Likely Impact on Engineering Teams
Adopting a mature scaling approach reshapes team workflows and system design:
- Teams typically invest more upfront in service boundaries and API contracts. This reduces rework during traffic spikes and aligns development across multiple squads.
- SRE and platform engineering roles become more critical as the infrastructure for service mesh, auto‑scaling, and chaos engineering grows.
- Cost visibility improves when each service reports its own resource usage, enabling granular decisions on compute allocation and caching.
- Release cycles shorten from weeks to hours for individual services, but coordination across services still requires robust testing and gradual rollouts (canary or blue‑green).
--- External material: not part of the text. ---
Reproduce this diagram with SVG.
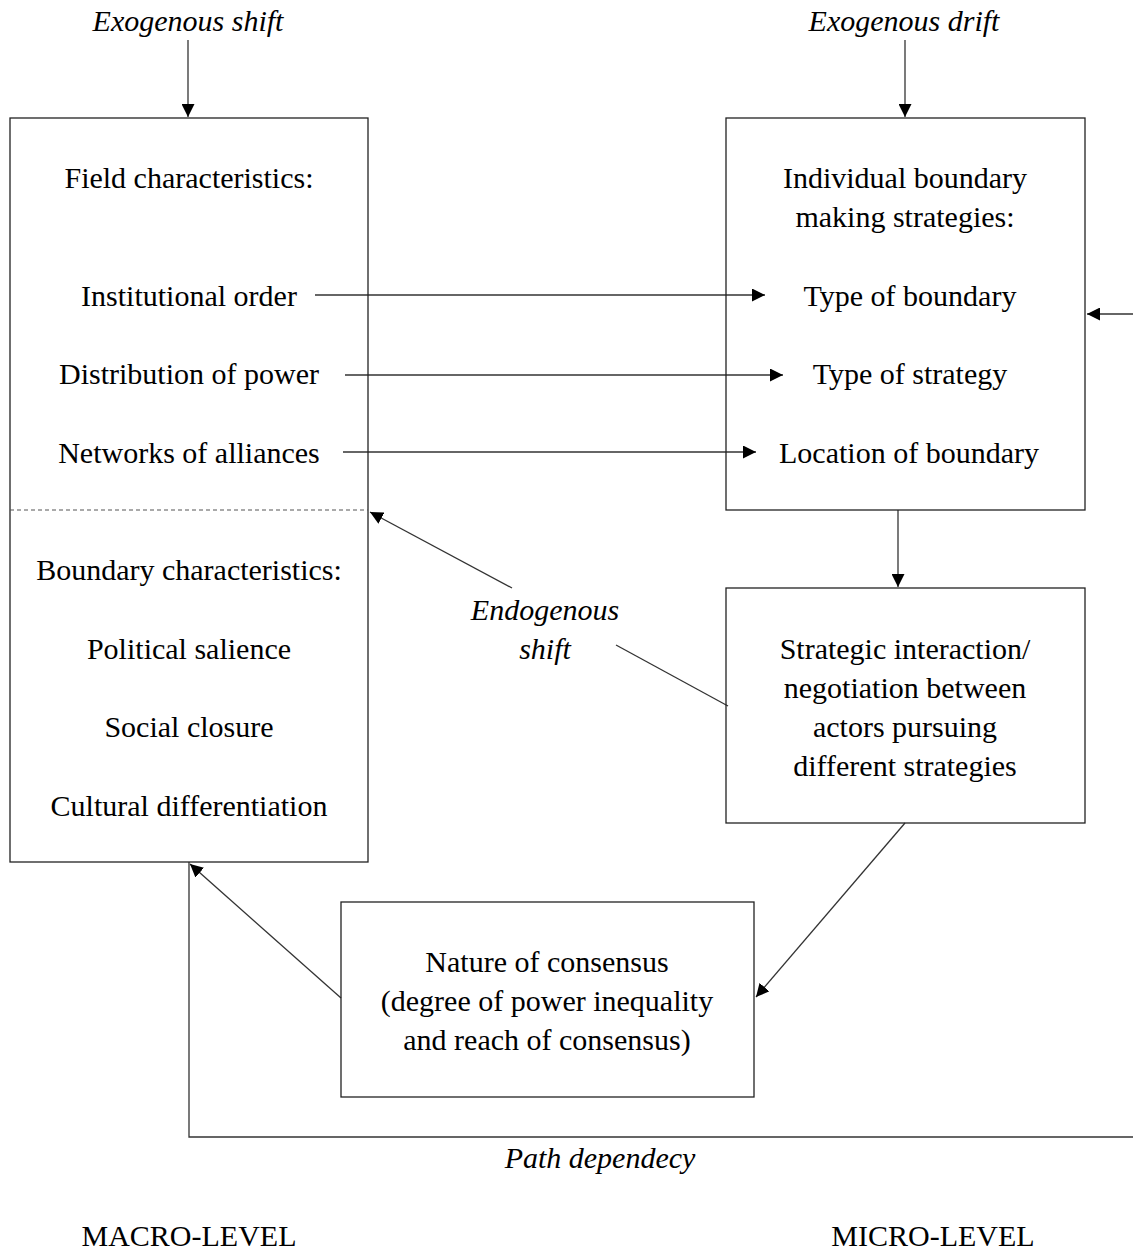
<svg xmlns="http://www.w3.org/2000/svg" width="1133" height="1252" viewBox="0 0 1133 1252">
<style>
text{font-family:"Liberation Serif","Times New Roman",serif;font-size:30px;fill:#000;text-anchor:middle}
.it{font-style:italic}
.box{fill:none;stroke:#222;stroke-width:1.3}
.ln{fill:none;stroke:#333;stroke-width:1.3}
</style>
<defs>
<marker id="ah" viewBox="0 0 10 10" refX="10" refY="5" markerWidth="13" markerHeight="13" markerUnits="userSpaceOnUse" orient="auto">
<path d="M0,0 L10,5 L0,10 z" fill="#000"/>
</marker>
</defs>
<rect width="1133" height="1252" fill="#fff"/>
<g id="connectors">
<line class="ln" x1="188" y1="40" x2="188" y2="117" marker-end="url(#ah)"/>
<line class="ln" x1="905" y1="40" x2="905" y2="117" marker-end="url(#ah)"/>
<line class="ln" x1="315" y1="295" x2="765" y2="295" marker-end="url(#ah)"/>
<line class="ln" x1="345" y1="375" x2="783" y2="375" marker-end="url(#ah)"/>
<line class="ln" x1="343" y1="452" x2="756" y2="452" marker-end="url(#ah)"/>
<line class="ln" x1="898" y1="510" x2="898" y2="587" marker-end="url(#ah)"/>
<line class="ln" x1="512" y1="588" x2="370" y2="512" marker-end="url(#ah)"/>
<line class="ln" x1="616" y1="645" x2="728" y2="706"/>
<line class="ln" x1="905" y1="823" x2="756" y2="997" marker-end="url(#ah)"/>
<line class="ln" x1="341" y1="998" x2="190" y2="864" marker-end="url(#ah)"/>
<polyline class="ln" points="189,862 189,1137 1133,1137"/>
<line class="ln" x1="1133" y1="314" x2="1087" y2="314" marker-end="url(#ah)"/>
</g>
<g id="exo-shift"><text class="it" x="188" y="31">Exogenous shift</text></g>
<g id="exo-drift"><text class="it" x="904" y="31">Exogenous drift</text></g>
<g id="macro-box">
<rect class="box" x="10" y="118" width="358" height="744"/>
<line x1="10" y1="510" x2="368" y2="510" stroke="#555" stroke-width="1.2" stroke-dasharray="4,3"/>
<text x="189" y="188">Field characteristics:</text>
<text x="189" y="306">Institutional order</text>
<text x="189" y="384">Distribution of power</text>
<text x="189" y="463">Networks of alliances</text>
<text x="189" y="580">Boundary characteristics:</text>
<text x="189" y="659">Political salience</text>
<text x="189" y="737">Social closure</text>
<text x="189" y="816">Cultural differentiation</text>
</g>
<g id="micro-box">
<rect class="box" x="726" y="118" width="359" height="392"/>
<text x="905" y="188">Individual boundary</text>
<text x="905" y="227">making strategies:</text>
<text x="910" y="306">Type of boundary</text>
<text x="910" y="384">Type of strategy</text>
<text x="909" y="463">Location of boundary</text>
</g>
<g id="interaction-box">
<rect class="box" x="726" y="588" width="359" height="235"/>
<text x="905" y="659">Strategic interaction/</text>
<text x="905" y="698">negotiation between</text>
<text x="905" y="737">actors pursuing</text>
<text x="905" y="776">different strategies</text>
</g>
<g id="consensus-box">
<rect class="box" x="341" y="902" width="413" height="195"/>
<text x="547" y="972">Nature of consensus</text>
<text x="547" y="1011">(degree of power inequality</text>
<text x="547" y="1050">and reach of consensus)</text>
</g>
<g id="endogenous"><text class="it" x="545" y="620">Endogenous</text><text class="it" x="545" y="659">shift</text></g>
<g id="path-dep"><text class="it" x="600" y="1168">Path dependecy</text></g>
<g id="levels">
<text x="189" y="1246">MACRO-LEVEL</text>
<text x="933" y="1246">MICRO-LEVEL</text>
</g>
</svg>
- Incident response shifts from paging a single team to cross‑team war rooms when an issue affects multiple service dependencies, highlighting the need for runbooks and service‑level objectives.
What to Watch Next
Look for continued maturation of eBPF‑based observability, which promises deep runtime insight without heavy instrumentation. Edge and WebAssembly runtimes may further offload compute from centralized clusters. Additionally, the rise of FinOps practices will push teams to tie scaling policies directly to business metrics and cost budgets. Expect wider adoption of AI‑assisted capacity planning as patterns in traffic become more predictable through machine learning. Finally, the industry will keep debating “right‑sized” microservices versus modular monoliths, with practical guidance focused on team size, domain complexity, and traffic patterns rather than dogma.